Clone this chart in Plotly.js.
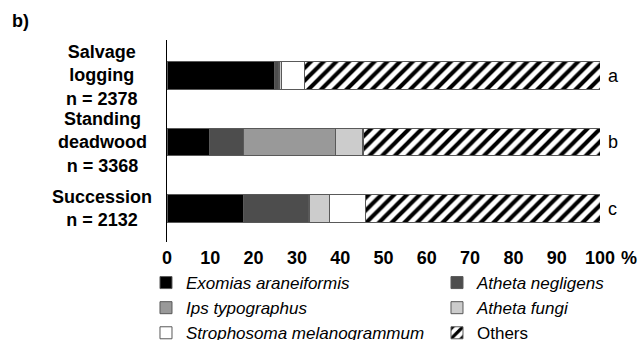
<!DOCTYPE html>
<html>
<head>
<meta charset="utf-8">
<script src="https://cdn.plot.ly/plotly-3.0.1.min.js"></script>
<style>html,body{margin:0;padding:0;background:#fff;}#chart{width:638px;height:340px;}</style>
</head>
<body>
<div id="chart"></div>
<script>
// Category data
var siteNames = ['Salvage<br>logging', 'Standing<br>deadwood', 'Succession'];
var sampleSizes = [2378, 3368, 2132];
var groupLetters = ['a', 'b', 'c'];
var categories = ['Salvage logging', 'Standing deadwood', 'Succession'];

// Series values (% of individuals)
var exomias = [24.9, 9.8, 17.7];
var negligens = [0.8, 7.8, 14.9];
var ips = [0.3, 21.3, 0.2];
var fungi = [0.5, 6.2, 4.8];
var strophosoma = [5.3, 0.3, 8.2];
var others = [68.2, 54.6, 54.2];

// X tick labels
var xTicks = [0, 10, 20, 30, 40, 50, 60, 70, 80, 90, 100];

var FONT = 'Liberation Sans, Arial, sans-serif';
var lineStyle = {color: '#595959', width: 1};

function mk(name, vals, color, pattern) {
  var m = {color: color, line: lineStyle};
  if (pattern) m.pattern = pattern;
  return {
    type: 'bar', orientation: 'h', name: name,
    x: vals, y: categories, marker: m, hoverinfo: 'x+name'
  };
}

var data = [
  mk('<i>Exomias araneiformis</i>', exomias, '#000000'),
  mk('<i>Atheta negligens</i>', negligens, '#4d4d4d'),
  mk('<i>Ips typographus</i>', ips, '#999999'),
  mk('<i>Atheta fungi</i>', fungi, '#cccccc'),
  mk('<i>Strophosoma melanogrammum</i>', strophosoma, '#ffffff'),
  mk('Others', others, '#ffffff', {shape: '/', fgcolor: '#000000', bgcolor: '#ffffff', size: 9, solidity: 0.45, fgopacity: 1})
];

var annotations = [];
categories.forEach(function (c, i) {
  annotations.push({
    xref: 'paper', yref: 'y', x: -0.15, y: c,
    text: '<b>' + siteNames[i] + '<br>n = ' + sampleSizes[i] + '</b>',
    showarrow: false, xanchor: 'center', yanchor: 'middle', align: 'center',
    font: {family: FONT, size: 18, color: '#000'}
  });
  annotations.push({
    xref: 'x', yref: 'y', x: 100, y: c, text: groupLetters[i],
    showarrow: false, xanchor: 'left', yanchor: 'middle', xshift: 6,
    font: {family: FONT, size: 18, color: '#000'}
  });
});
annotations.push({
  xref: 'paper', yref: 'paper', x: -0.3626, y: 1.094, text: '<b>b)</b>',
  showarrow: false, xanchor: 'left', yanchor: 'middle',
  font: {family: FONT, size: 18, color: '#000'}
});
annotations.push({
  xref: 'x', yref: 'paper', x: 100, y: -0.078, text: '<b>%</b>',
  showarrow: false, xanchor: 'left', yanchor: 'middle', xshift: 19,
  font: {family: FONT, size: 18, color: '#000'}
});

var layout = {
  width: 638, height: 340,
  margin: {l: 167, r: 38, t: 40, b: 98, autoexpand: false},
  paper_bgcolor: '#fff', plot_bgcolor: '#fff',
  barmode: 'stack', bargap: 0.585,
  font: {family: FONT, size: 18, color: '#000'},
  showlegend: true,
  legend: {
    orientation: 'h', x: -0.0485, xanchor: 'left', y: -0.114, yanchor: 'top',
    entrywidth: 246, traceorder: 'normal', bgcolor: 'rgba(0,0,0,0)',
    font: {family: FONT, size: 17, color: '#000'}
  },
  xaxis: {
    range: [0, 100], tickvals: xTicks, ticktext: xTicks.map(function (v) { return '<b>' + v + '</b>'; }),
    showgrid: false, zeroline: false, showline: false, ticks: '', ticklabelstandoff: 3,
    tickfont: {family: FONT, size: 18, color: '#000'}, fixedrange: true
  },
  yaxis: {
    autorange: 'reversed', showticklabels: false, showgrid: false, zeroline: false,
    showline: true, linecolor: '#000', linewidth: 1.5, ticks: '', fixedrange: true
  },
  annotations: annotations
};

Plotly.newPlot('chart', data, layout, {displayModeBar: false, staticPlot: true});
</script>
</body>
</html>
══════
Objective
Write down every line from the opening of the listing to the line with "var categories = ['Salvage", both included, and nothing else; the pictures are omitted.

Problem solution
Clone this chart in Plotly.js.
<!DOCTYPE html>
<html>
<head>
<meta charset="utf-8">
<script src="https://cdn.plot.ly/plotly-3.0.1.min.js"></script>
<style>html,body{margin:0;padding:0;background:#fff;}#chart{width:638px;height:340px;}</style>
</head>
<body>
<div id="chart"></div>
<script>
// Category data
var siteNames = ['Salvage<br>logging', 'Standing<br>deadwood', 'Succession'];
var sampleSizes = [2378, 3368, 2132];
var groupLetters = ['a', 'b', 'c'];
var categories = ['Salvage logging', 'Standing deadwood', 'Succession'];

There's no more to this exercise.